╭──
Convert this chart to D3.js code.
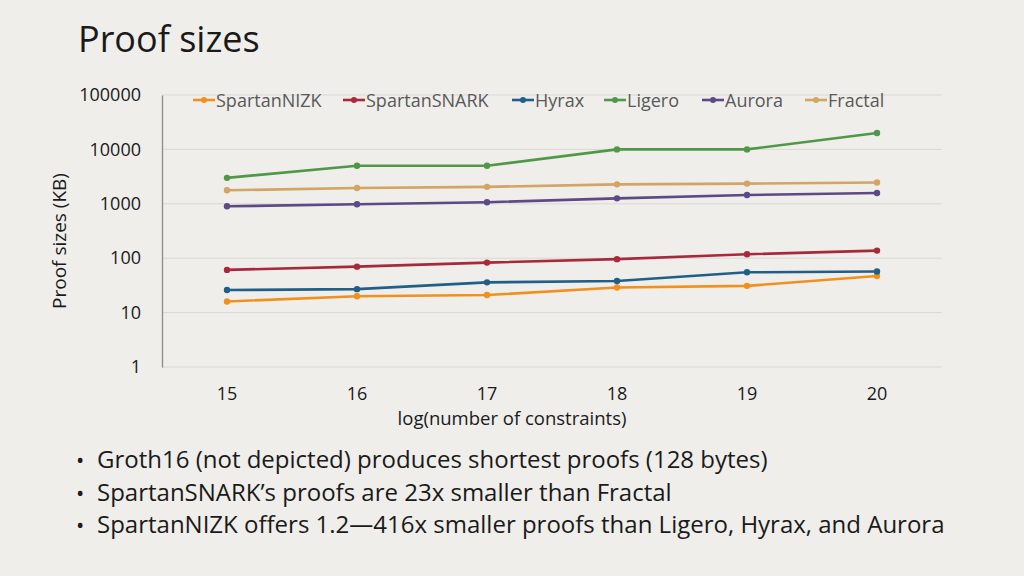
<!DOCTYPE html>
<html><head><meta charset="utf-8">
<script src="https://cdn.jsdelivr.net/npm/d3@7"></script>
<style>
html,body{margin:0;padding:0;background:#efeeea;}
svg{display:block;font-family:"Open Sans", sans-serif;}
</style></head>
<body>
<svg id="c" width="1024" height="576"></svg>
<script>
const categories = ["15","16","17","18","19","20"];
const seriesNames = ["SpartanNIZK","SpartanSNARK","Hyrax","Ligero","Aurora","Fractal"];
const spartanNIZK = [16, 20, 21, 29, 31, 47];
const spartanSNARK = [61, 70, 83, 96, 118, 138];
const hyrax = [26, 27, 36, 38, 55, 57];
const ligero = [3000, 5000, 5000, 10000, 10000, 20000];
const aurora = [900, 980, 1070, 1260, 1450, 1580];
const fractal = [1770, 1950, 2050, 2280, 2350, 2470];
const yTicks = [1, 10, 100, 1000, 10000, 100000];
const colors = ["#f0901e", "#a8283c", "#215f88", "#4f9847", "#5c4a86", "#d3a464"];
const bullets = [
  "Groth16 (not depicted) produces shortest proofs (128 bytes)",
  "SpartanSNARK\u2019s proofs are 23x smaller than Fractal",
  "SpartanNIZK offers 1.2\u2014416x smaller proofs than Ligero, Hyrax, and Aurora"
];
const seriesData = [spartanNIZK, spartanSNARK, hyrax, ligero, aurora, fractal];

const svg = d3.select("#c");
const L = 162, R = 942, T = 95, B = 367;
const x = d3.scaleBand().domain(categories).range([L, R]);
const y = d3.scaleLog().domain([1, 100000]).range([B, T]);

svg.append("text").attr("x", 78).attr("y", 52).attr("font-size", 36).attr("fill", "#1a1a1a")
  .text("Proof sizes");

// gridlines
svg.append("g").selectAll("line").data(yTicks).join("line")
  .attr("x1", L).attr("x2", R).attr("y1", d => y(d)).attr("y2", d => y(d))
  .attr("stroke", "#d9d8d4").attr("stroke-width", 1);

// y axis
const yAxis = d3.axisLeft(y).tickValues(yTicks).tickFormat(d3.format("d")).tickSize(0).tickPadding(21);
const gy = svg.append("g").attr("transform", `translate(${L},0)`).call(yAxis);
gy.select(".domain").attr("stroke", "#8c8c8c").attr("stroke-width", 1.3);
gy.selectAll("text").attr("font-size", 18).attr("fill", "#1a1a1a").attr("font-family", "'Open Sans', sans-serif");

// x axis
const xAxis = d3.axisBottom(x).tickSize(0).tickPadding(20);
const gx = svg.append("g").attr("transform", `translate(0,${B})`).call(xAxis);
gx.select(".domain").remove();
gx.selectAll("text").attr("font-size", 18).attr("fill", "#1a1a1a").attr("font-family", "'Open Sans', sans-serif");

svg.append("text").attr("x", 512).attr("y", 425).attr("text-anchor", "middle")
  .attr("font-size", 18.5).attr("fill", "#1a1a1a")
  .text("log(number of constraints)");
svg.append("text").attr("transform", "translate(66,241) rotate(-90)").attr("text-anchor", "middle")
  .attr("font-size", 19).attr("fill", "#1a1a1a")
  .text("Proof sizes (KB)");

// lines
const line = d3.line().x((d, i) => x(categories[i]) + x.bandwidth() / 2).y(d => y(d));
seriesData.forEach((vals, s) => {
  const g = svg.append("g");
  g.append("path").datum(vals).attr("d", line).attr("fill", "none")
    .attr("stroke", colors[s]).attr("stroke-width", 2.6);
  g.selectAll("circle").data(vals).join("circle")
    .attr("cx", (d, i) => x(categories[i]) + x.bandwidth() / 2).attr("cy", d => y(d))
    .attr("r", 3.2).attr("fill", colors[s]);
});

// legend
const legX = [193, 343, 512, 604, 702, 805];
const leg = svg.append("g");
seriesNames.forEach((n, i) => {
  const g = leg.append("g").attr("transform", `translate(${legX[i]},100)`);
  g.append("line").attr("x1", 0).attr("x2", 22).attr("stroke", colors[i]).attr("stroke-width", 2.6);
  g.append("circle").attr("cx", 11).attr("r", 3).attr("fill", colors[i]);
  g.append("text").attr("x", 23).attr("y", 6.5).attr("font-size", 18).attr("fill", "#595959")
    .text(n);
});

// bullets
bullets.forEach((b, i) => {
  const yy = 468 + i * 32.5;
  svg.append("text").attr("x", 76).attr("y", yy).attr("font-size", 22).attr("fill", "#1a1a1a").text("\u2022");
  svg.append("text").attr("x", 97).attr("y", yy).attr("font-size", 24).attr("fill", "#1a1a1a")
    .text(b);
});
</script>
</body></html>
╰──
**YOUR OBJECTIVE**
Look at the listing and set down only the lines from its start through the line with "const y = d3.scaleLog().domain([1, 100000]).range([B, T]);", word for word and without pictures.

**WRITTEN SOLUTION**
Convert this chart to D3.js code.
<!DOCTYPE html>
<html><head><meta charset="utf-8">
<script src="https://cdn.jsdelivr.net/npm/d3@7"></script>
<style>
html,body{margin:0;padding:0;background:#efeeea;}
svg{display:block;font-family:"Open Sans", sans-serif;}
</style></head>
<body>
<svg id="c" width="1024" height="576"></svg>
<script>
const categories = ["15","16","17","18","19","20"];
const seriesNames = ["SpartanNIZK","SpartanSNARK","Hyrax","Ligero","Aurora","Fractal"];
const spartanNIZK = [16, 20, 21, 29, 31, 47];
const spartanSNARK = [61, 70, 83, 96, 118, 138];
const hyrax = [26, 27, 36, 38, 55, 57];
const ligero = [3000, 5000, 5000, 10000, 10000, 20000];
const aurora = [900, 980, 1070, 1260, 1450, 1580];
const fractal = [1770, 1950, 2050, 2280, 2350, 2470];
const yTicks = [1, 10, 100, 1000, 10000, 100000];
const colors = ["#f0901e", "#a8283c", "#215f88", "#4f9847", "#5c4a86", "#d3a464"];
const bullets = [
  "Groth16 (not depicted) produces shortest proofs (128 bytes)",
  "SpartanSNARK\u2019s proofs are 23x smaller than Fractal",
  "SpartanNIZK offers 1.2\u2014416x smaller proofs than Ligero, Hyrax, and Aurora"
];
const seriesData = [spartanNIZK, spartanSNARK, hyrax, ligero, aurora, fractal];

const svg = d3.select("#c");
const L = 162, R = 942, T = 95, B = 367;
const x = d3.scaleBand().domain(categories).range([L, R]);
const y = d3.scaleLog().domain([1, 100000]).range([B, T]);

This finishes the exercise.